> [STATED PROBLEM]: Leave the pictures out and copy exactly the lines from the line containing "Output the web" to the line containing "const yTicks = [0, 100, 200, 300];", both lines included.

> [DATASET]:
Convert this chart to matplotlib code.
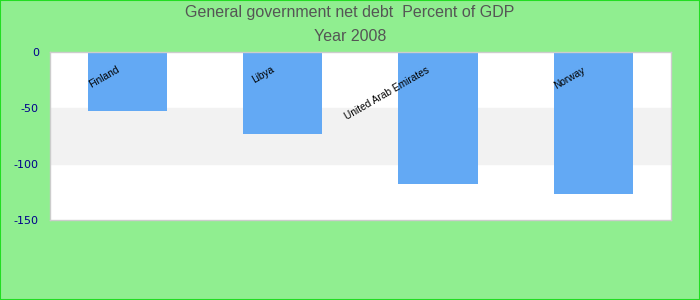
import matplotlib

matplotlib.use("Agg")
import matplotlib.pyplot as plt
from matplotlib.patches import Rectangle

# Data
countries = ["Finland", "Libya", "United Arab Emirates", "Norway"]
net_debt = [-52.6, -73.4, -117.9, -126.8]
yticks = [0, -50, -100, -150]

BG = "#90ee90"
BAR = "#63a9f4"

fig = plt.figure(figsize=(7, 3), dpi=100, facecolor=BG)
fig.patches.append(Rectangle((0, 0), 1, 1, transform=fig.transFigure, fill=False,
                             edgecolor="#22dd22", linewidth=1.5))
ax = fig.add_axes([0.0714, 0.267, 0.887, 0.561])
ax.set_facecolor("white")

# alternating band
ax.axhspan(-100, -50, color="#f2f2f2", zorder=0)

x = range(len(countries))
ax.bar(x, net_debt, width=0.51, color=BAR, zorder=2)

for i, name in enumerate(countries):
    ax.text(i - 0.058, -15.5, name, rotation=30, rotation_mode="anchor",
            ha="right", va="center", fontsize=7.3, family="Liberation Sans",
            color="black", zorder=3)

ax.set_xlim(-0.5, len(countries) - 0.5)
ax.set_ylim(-150, 0)
ax.set_xticks([])
ax.set_yticks(yticks)
ax.set_yticklabels([str(t) for t in yticks])
ax.tick_params(axis="y", length=0, labelsize=8, labelcolor="#00008b", pad=8)
for s in ax.spines.values():
    s.set_color("#cccccc")
    s.set_linewidth(1)

fig.text(0.5, 0.942, "General government net debt  Percent of GDP", ha="center",
         va="baseline", fontsize=11.5, color="#555555", family="Liberation Sans")
fig.text(0.5, 0.863, "Year 2008", ha="center", va="baseline", fontsize=11.5,
         color="#555555", family="Liberation Sans")

fig.savefig("out.png", dpi=100, facecolor=BG)
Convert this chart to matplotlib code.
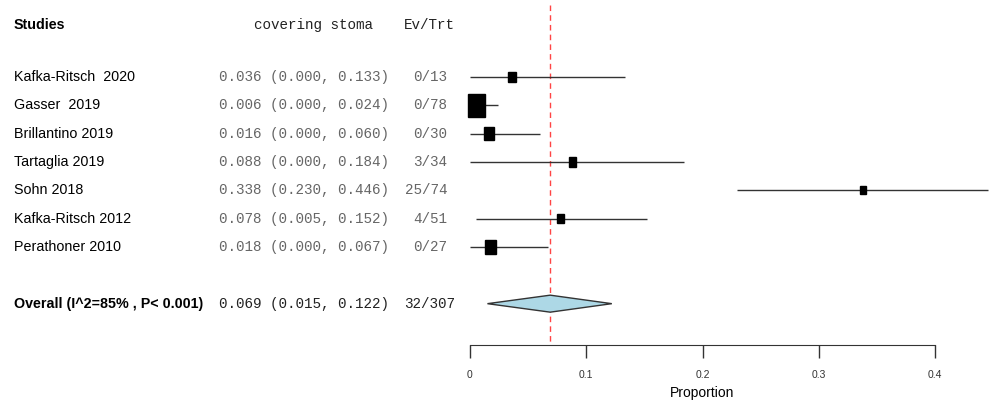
import matplotlib.pyplot as plt
from matplotlib.patches import Rectangle, Polygon
from matplotlib.transforms import blended_transform_factory
import numpy as np

studies = ["Kafka-Ritsch  2020", "Gasser  2019", "Brillantino 2019", "Tartaglia 2019",
           "Sohn 2018", "Kafka-Ritsch 2012", "Perathoner 2010"]
est = [0.036, 0.006, 0.016, 0.088, 0.338, 0.078, 0.018]
lo = [0.000, 0.000, 0.000, 0.000, 0.230, 0.005, 0.000]
hi = [0.133, 0.024, 0.060, 0.184, 0.446, 0.152, 0.067]
events = ["0/13", "0/78", "0/30", "3/34", "25/74", "4/51", "0/27"]
weights = [9.0, 40.8, 14.1, 6.9, 5.1, 6.9, 17.1]

overall_label = "Overall (I^2=85% , P< 0.001)"
overall_est, overall_lo, overall_hi = 0.069, 0.015, 0.122
overall_events = "32/307"
xticks = [0, 0.1, 0.2, 0.3, 0.4]

W, H = 992, 407
fig = plt.figure(figsize=(W / 100, H / 100), dpi=100)
ax = fig.add_axes([0, 0, 1, 1])

# scale: 0 -> px 470, 0.4 -> px 935 ; rows: row 1 -> px 77, row 7 -> px 247
pxu = (935 - 470) / 0.4
pxr = (247 - 77) / 6
ax.set_xlim(-470 / pxu, (W - 470) / pxu)
ax.set_ylim(1 + (H - 77) / pxr, 1 - 77 / pxr)

rows = np.arange(1, len(studies) + 1)
row_ov = 9
row_head = 1 + (25 - 77) / pxr
row_axis = 1 + (345 - 77) / pxr

tr = blended_transform_factory(fig.transFigure, ax.transData)
sans = "Liberation Sans"
mono = "Liberation Mono"

# header
ax.text(14 / W, row_head, "Studies", transform=tr, fontsize=10.3, family=sans,
        fontweight="bold", va="center")
ax.text(313 / W, row_head, "covering stoma", transform=tr, fontsize=10.3, family=mono,
        color="#222222", va="center", ha="center")
ax.text(455 / W, row_head, "Ev/Trt", transform=tr, fontsize=10.3, family=mono,
        color="#222222", va="center", ha="right")

for i, r in enumerate(rows):
    ax.text(14 / W, r, studies[i], transform=tr, fontsize=10.3, family=sans, va="center")
    ax.text(219 / W, r, "%.3f (%.3f, %.3f)" % (est[i], lo[i], hi[i]), transform=tr,
            fontsize=10.3, family=mono, color="#666666", va="center")
    ax.text(447 / W, r, events[i], transform=tr, fontsize=10.3, family=mono,
            color="#666666", va="center", ha="right")
    ax.plot([lo[i], hi[i]], [r, r], color="#333333", lw=1, solid_capstyle="butt")
    side = 17 * np.sqrt(weights[i] / max(weights))
    bw = side / pxu
    bh = side * 1.35 / pxr
    ax.add_patch(Rectangle((est[i] - bw / 2, r - bh / 2), bw, bh, color="black", zorder=3))

ax.text(14 / W, row_ov, overall_label, transform=tr, fontsize=10.3, family=sans,
        fontweight="bold", va="center")
ax.text(219 / W, row_ov, "%.3f (%.3f, %.3f)" % (overall_est, overall_lo, overall_hi),
        transform=tr, fontsize=10.3, family=mono, color="#222222", va="center")
ax.text(455 / W, row_ov, overall_events, transform=tr, fontsize=10.3, family=mono,
        color="#222222", va="center", ha="right")

dh = 8.5 / pxr
ax.add_patch(Polygon([(overall_lo, row_ov), (overall_est, row_ov - dh),
                      (overall_hi, row_ov), (overall_est, row_ov + dh)],
                     closed=True, facecolor="#ADD8E6", edgecolor="#333333", lw=1, zorder=3))

ax.plot([overall_est, overall_est], [1 + (5 - 77) / pxr, row_axis], color="#FF4444",
        lw=1, ls=(0, (4, 3)), zorder=1)

# x axis
for s in ["left", "right", "top"]:
    ax.spines[s].set_visible(False)
ax.spines["bottom"].set_position(("data", row_axis))
ax.spines["bottom"].set_bounds(xticks[0], xticks[-1])
ax.spines["bottom"].set_color("#333333")
ax.set_yticks([])
ax.set_xticks(xticks)
ax.set_xticklabels([("%g" % t) for t in xticks])
ax.tick_params(axis="x", direction="out", length=9, width=1, color="#333333",
               labelsize=7.5, labelcolor="#333333", pad=9)
for lab in ax.get_xticklabels():
    lab.set_family(sans)
ax.patch.set_visible(False)
ax.text(702 / W, 1 + (393 - 77) / pxr, "Proportion", transform=tr, fontsize=10,
        family=sans, ha="center", va="center")

fig.savefig("out.png", dpi=100)
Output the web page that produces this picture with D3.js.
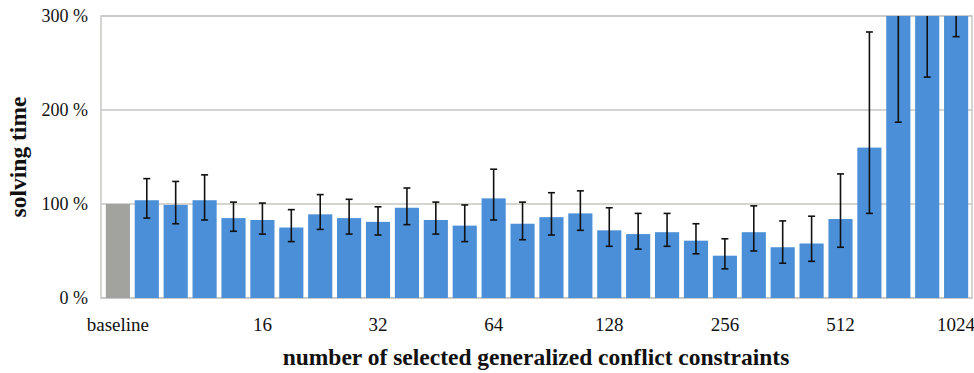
<!DOCTYPE html>
<html>
<head>
<meta charset="utf-8">
<script src="https://cdn.jsdelivr.net/npm/d3@7"></script>
<style>
  body { margin: 0; background: #fff; }
  svg text { font-family: "Liberation Serif", "DejaVu Serif", serif; fill: #111; }
</style>
</head>
<body>
<div id="chart"></div>
<script>
// categories: baseline + 29 settings, only every 4th one gets a label
const categories = d3.range(30).map(i => i === 0 ? "baseline" : "c" + i);
const tickLabels = {0: "baseline", 5: "16", 9: "32", 13: "64", 17: "128", 21: "256", 25: "512", 29: "1024"};

// solving time in % of baseline
const values = [100, 104, 99, 104, 85, 83, 75, 89, 85, 81, 96, 83, 77, 106, 79, 86, 90, 72, 68, 70,
                61, 45, 70, 54, 58, 84, 160, 340, 330, 320];
// error bar ends
const errLow = [null, 85, 79, 83, 71, 68, 60, 73, 68, 67, 78, 68, 60, 83, 62, 67, 72, 55, 52, 55,
                47, 31, 50, 37, 39, 54, 90, 187, 235, 278];
const errHigh = [null, 127, 124, 131, 102, 101, 94, 110, 105, 97, 117, 102, 99, 137, 102, 112, 114, 96, 90, 90,
                 79, 63, 98, 82, 87, 132, 283, 480, 420, 360];
const yTicks = [0, 100, 200, 300];

const width = 974, height = 373;
const margin = {left: 101, top: 16, right: 2, bottom: 75};
const plotRight = width - margin.right, plotBottom = height - margin.bottom;

const svg = d3.select("#chart").append("svg")
    .attr("width", width)
    .attr("height", height);

const x = d3.scaleBand()
    .domain(categories)
    .range([margin.left + 2.5, plotRight - 1.5])
    .paddingInner(0.165)
    .paddingOuter(0.08);

const y = d3.scaleLinear()
    .domain([0, 300])
    .range([plotBottom, margin.top]);

svg.append("defs").append("clipPath").attr("id", "plotclip")
  .append("rect")
    .attr("x", margin.left).attr("y", margin.top)
    .attr("width", plotRight - margin.left).attr("height", plotBottom - margin.top);

// gridlines
svg.append("g")
  .selectAll("line")
  .data(yTicks)
  .join("line")
    .attr("x1", margin.left).attr("x2", plotRight)
    .attr("y1", d => y(d)).attr("y2", d => y(d))
    .style("stroke", "#c6c6c2")
    .style("stroke-width", 1.5);

// frame
svg.append("rect")
    .attr("x", margin.left).attr("y", margin.top)
    .attr("width", plotRight - margin.left).attr("height", plotBottom - margin.top)
    .style("fill", "none")
    .style("stroke", "#c6c6c2")
    .style("stroke-width", 1.5);

const plot = svg.append("g").attr("clip-path", "url(#plotclip)");

plot.selectAll(".bar")
  .data(values)
  .join("rect")
    .attr("class", "bar")
    .attr("x", (d, i) => x(categories[i]))
    .attr("width", x.bandwidth())
    .attr("y", d => y(d))
    .attr("height", d => y(0) - y(d))
    .style("fill", (d, i) => i === 0 ? "#a2a39e" : "#4a8fd7");

// error bars
const errData = values.map((v, i) => ({i: i, lo: errLow[i], hi: errHigh[i]})).filter(d => d.lo != null);
const eb = plot.selectAll(".err")
  .data(errData)
  .join("g")
    .attr("class", "err")
    .attr("transform", d => "translate(" + (x(categories[d.i]) + x.bandwidth() / 2) + ",0)");

eb.append("line")
    .attr("y1", d => y(d.lo)).attr("y2", d => y(d.hi))
    .style("stroke", "#111").style("stroke-width", 1.6);
eb.selectAll(".cap")
  .data(d => [d.lo, d.hi])
  .join("line")
    .attr("class", "cap")
    .attr("x1", -3.5).attr("x2", 3.5)
    .attr("y1", d => y(d)).attr("y2", d => y(d))
    .style("stroke", "#111").style("stroke-width", 1.6);

// y tick labels
svg.append("g")
  .selectAll("text")
  .data(yTicks)
  .join("text")
    .attr("x", 88)
    .attr("y", d => y(d))
    .attr("dy", "0.35em")
    .attr("text-anchor", "end")
    .style("font-size", "18px")
    .text(d => d + " %");

// x tick labels
svg.append("g")
  .selectAll("text")
  .data(Object.keys(tickLabels))
  .join("text")
    .attr("x", k => x(categories[k]) + x.bandwidth() / 2)
    .attr("y", 331)
    .attr("text-anchor", "middle")
    .style("font-size", "19px")
    .text(k => tickLabels[k]);

// axis titles
svg.append("text")
    .attr("x", 536)
    .attr("y", 365)
    .attr("text-anchor", "middle")
    .style("font-size", "23.5px")
    .style("font-weight", "bold")
    .text("number of selected generalized conflict constraints");

svg.append("text")
    .attr("transform", "translate(26," + ((margin.top + plotBottom) / 2) + ") rotate(-90)")
    .attr("text-anchor", "middle")
    .style("font-size", "23.5px")
    .style("font-weight", "bold")
    .text("solving time");
</script>
</body>
</html>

> [RESPONSE FOR THIS EXERCISE]:
Output the web page that produces this picture with D3.js.
<!DOCTYPE html>
<html>
<head>
<meta charset="utf-8">
<script src="https://cdn.jsdelivr.net/npm/d3@7"></script>
<style>
  body { margin: 0; background: #fff; }
  svg text { font-family: "Liberation Serif", "DejaVu Serif", serif; fill: #111; }
</style>
</head>
<body>
<div id="chart"></div>
<script>
// categories: baseline + 29 settings, only every 4th one gets a label
const categories = d3.range(30).map(i => i === 0 ? "baseline" : "c" + i);
const tickLabels = {0: "baseline", 5: "16", 9: "32", 13: "64", 17: "128", 21: "256", 25: "512", 29: "1024"};

// solving time in % of baseline
const values = [100, 104, 99, 104, 85, 83, 75, 89, 85, 81, 96, 83, 77, 106, 79, 86, 90, 72, 68, 70,
                61, 45, 70, 54, 58, 84, 160, 340, 330, 320];
// error bar ends
const errLow = [null, 85, 79, 83, 71, 68, 60, 73, 68, 67, 78, 68, 60, 83, 62, 67, 72, 55, 52, 55,
                47, 31, 50, 37, 39, 54, 90, 187, 235, 278];
const errHigh = [null, 127, 124, 131, 102, 101, 94, 110, 105, 97, 117, 102, 99, 137, 102, 112, 114, 96, 90, 90,
                 79, 63, 98, 82, 87, 132, 283, 480, 420, 360];
const yTicks = [0, 100, 200, 300];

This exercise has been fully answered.